Work to complete:
Return precisely the span of lines from the top of the material below to the line containing "0.42, -1.85, -5.03, -4.86, -4.06, -2.14, 0.55];", both included. Pictures are excluded.

Begin Given data

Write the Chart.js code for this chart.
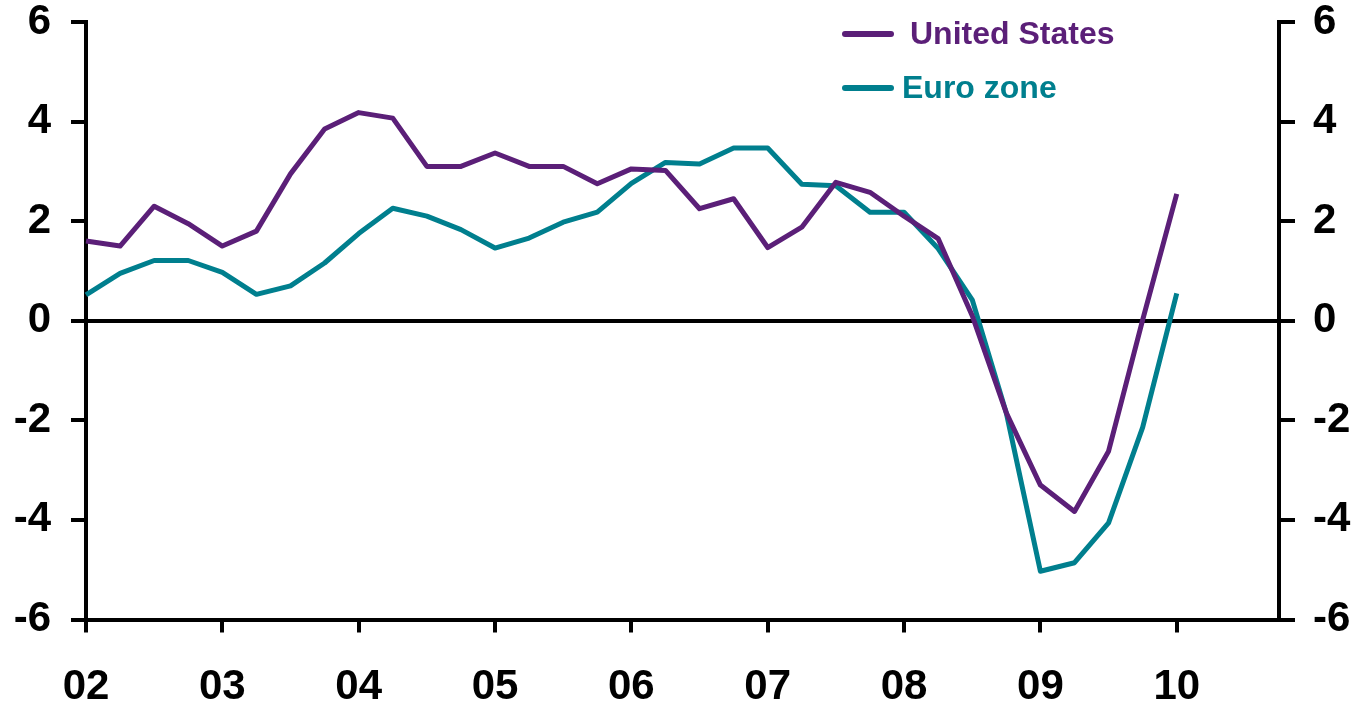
<!DOCTYPE html>
<html>
<head>
<meta charset="utf-8">
<script src="https://cdn.jsdelivr.net/npm/chart.js@4/dist/chart.umd.min.js"></script>
<style>
  html, body { margin: 0; padding: 0; background: #fff; }
  #wrap { width: 1356px; height: 706px; }
</style>
</head>
<body>
<div id="wrap"><canvas id="gdp"></canvas></div>
<script>
// quarterly, 2002Q1 .. 2010Q4 (axis runs to the end of 2010Q3)
const quarters = [];
for (let y = 2002; y <= 2010; y++) {
  for (let q = 1; q <= 4; q++) quarters.push(y + "Q" + q);
}
const axisQuarters = quarters.slice(0, 36);
const yearLabels = ["02", "03", "04", "05", "06", "07", "08", "09", "10"];

const usValues = [1.6, 1.5, 2.3, 1.95, 1.5, 1.8, 2.95, 3.85, 4.18, 4.07, 3.1, 3.1, 3.37,
  3.1, 3.1, 2.75, 3.05, 3.02, 2.25, 2.45, 1.47, 1.88, 2.78, 2.58, 2.1, 1.65, 0.1,
  -1.85, -3.3, -3.83, -2.62, 0.02, 2.55];
const euroValues = [0.52, 0.95, 1.21, 1.21, 0.97, 0.53, 0.7, 1.16, 1.75, 2.26, 2.1, 1.83,
  1.46, 1.66, 1.98, 2.18, 2.76, 3.18, 3.15, 3.47, 3.47, 2.74, 2.71, 2.18, 2.18, 1.45,
  0.42, -1.85, -5.03, -4.86, -4.06, -2.14, 0.55];

const usColor = "#5b1f78";
const euroColor = "#007f8e";
const fontFamily = "'Liberation Sans', Arial, sans-serif";

// legend drawn inside the plot, top right
const insideLegend = {
  id: "insideLegend",
  afterDraw(chart) {
    const ctx = chart.ctx;
    const rows = [
      { lineY: 34, textX: 910 },
      { lineY: 88, textX: 902 }
    ];
    ctx.save();
    ctx.font = "bold 32px " + fontFamily;
    ctx.textBaseline = "middle";
    ctx.lineCap = "round";
    chart.data.datasets.forEach((ds, i) => {
      const r = rows[i];
      ctx.strokeStyle = ds.borderColor;
      ctx.lineWidth = 6;
      ctx.beginPath();
      ctx.moveTo(845, r.lineY);
      ctx.lineTo(891, r.lineY);
      ctx.stroke();
      ctx.fillStyle = ds.borderColor;
      ctx.fillText(ds.label, r.textX, r.lineY + 1);
    });
    ctx.restore();
  }
};

// fixed box for the value axes, so the plot spans y = 22..619
function fitValueAxis(width) {
  return (s) => {
    s.width = width;
    s.paddingTop = 22;
    s.paddingBottom = 0;
  };
}

new Chart(document.getElementById("gdp"), {
  type: "line",
  data: {
    labels: axisQuarters,
    datasets: [
      {
        label: "United States",
        data: usValues,
        borderColor: usColor,
        borderWidth: 5,
        pointRadius: 0,
        tension: 0,
        borderJoinStyle: "round",
        yAxisID: "y"
      },
      {
        label: "Euro zone",
        data: euroValues,
        borderColor: euroColor,
        borderWidth: 5,
        pointRadius: 0,
        tension: 0,
        borderJoinStyle: "round",
        yAxisID: "y"
      }
    ]
  },
  options: {
    responsive: true,
    maintainAspectRatio: false,
    animation: false,
    layout: { padding: 0 },
    plugins: {
      legend: { display: false },
      tooltip: { enabled: false }
    },
    scales: {
      x: {
        type: "category",
        offset: false,
        afterFit: (s) => { s.height = 86.5; },
        border: { display: true, color: "#000", width: 4 },
        grid: {
          drawOnChartArea: false,
          tickLength: 13,
          lineWidth: 4,
          color: (c) => (c.index % 4 === 0 ? "#000" : "rgba(0,0,0,0)"),
          tickColor: (c) => (c.index % 4 === 0 ? "#000" : "rgba(0,0,0,0)")
        },
        ticks: {
          autoSkip: false,
          maxRotation: 0,
          padding: 30,
          color: "#000",
          font: { family: fontFamily, size: 42, weight: "bold" },
          callback: (v, i) => (i % 4 === 0 ? yearLabels[i / 4] : "")
        }
      },
      y: {
        position: "left",
        min: -6,
        max: 6,
        afterFit: fitValueAxis(86),
        border: { display: true, color: "#000", width: 4 },
        grid: {
          drawOnChartArea: true,
          tickLength: 15,
          lineWidth: 4,
          color: (c) => (c.tick && c.tick.value === 0 ? "#000" : "rgba(0,0,0,0)"),
          tickColor: "#000"
        },
        ticks: {
          stepSize: 2,
          padding: 20,
          color: "#000",
          font: { family: fontFamily, size: 42, weight: "bold" }
        }
      },
      y2: {
        position: "right",
        min: -6,
        max: 6,
        afterFit: fitValueAxis(77),
        border: { display: true, color: "#000", width: 4 },
        grid: {
          drawOnChartArea: false,
          tickLength: 16,
          lineWidth: 4,
          color: "#000"
        },
        ticks: {
          stepSize: 2,
          padding: 18,
          color: "#000",
          font: { family: fontFamily, size: 42, weight: "bold" }
        }
      }
    }
  },
  plugins: [insideLegend]
});
</script>
</body>
</html>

End Given data

Final result:
Write the Chart.js code for this chart.
<!DOCTYPE html>
<html>
<head>
<meta charset="utf-8">
<script src="https://cdn.jsdelivr.net/npm/chart.js@4/dist/chart.umd.min.js"></script>
<style>
  html, body { margin: 0; padding: 0; background: #fff; }
  #wrap { width: 1356px; height: 706px; }
</style>
</head>
<body>
<div id="wrap"><canvas id="gdp"></canvas></div>
<script>
// quarterly, 2002Q1 .. 2010Q4 (axis runs to the end of 2010Q3)
const quarters = [];
for (let y = 2002; y <= 2010; y++) {
  for (let q = 1; q <= 4; q++) quarters.push(y + "Q" + q);
}
const axisQuarters = quarters.slice(0, 36);
const yearLabels = ["02", "03", "04", "05", "06", "07", "08", "09", "10"];

const usValues = [1.6, 1.5, 2.3, 1.95, 1.5, 1.8, 2.95, 3.85, 4.18, 4.07, 3.1, 3.1, 3.37,
  3.1, 3.1, 2.75, 3.05, 3.02, 2.25, 2.45, 1.47, 1.88, 2.78, 2.58, 2.1, 1.65, 0.1,
  -1.85, -3.3, -3.83, -2.62, 0.02, 2.55];
const euroValues = [0.52, 0.95, 1.21, 1.21, 0.97, 0.53, 0.7, 1.16, 1.75, 2.26, 2.1, 1.83,
  1.46, 1.66, 1.98, 2.18, 2.76, 3.18, 3.15, 3.47, 3.47, 2.74, 2.71, 2.18, 2.18, 1.45,
  0.42, -1.85, -5.03, -4.86, -4.06, -2.14, 0.55];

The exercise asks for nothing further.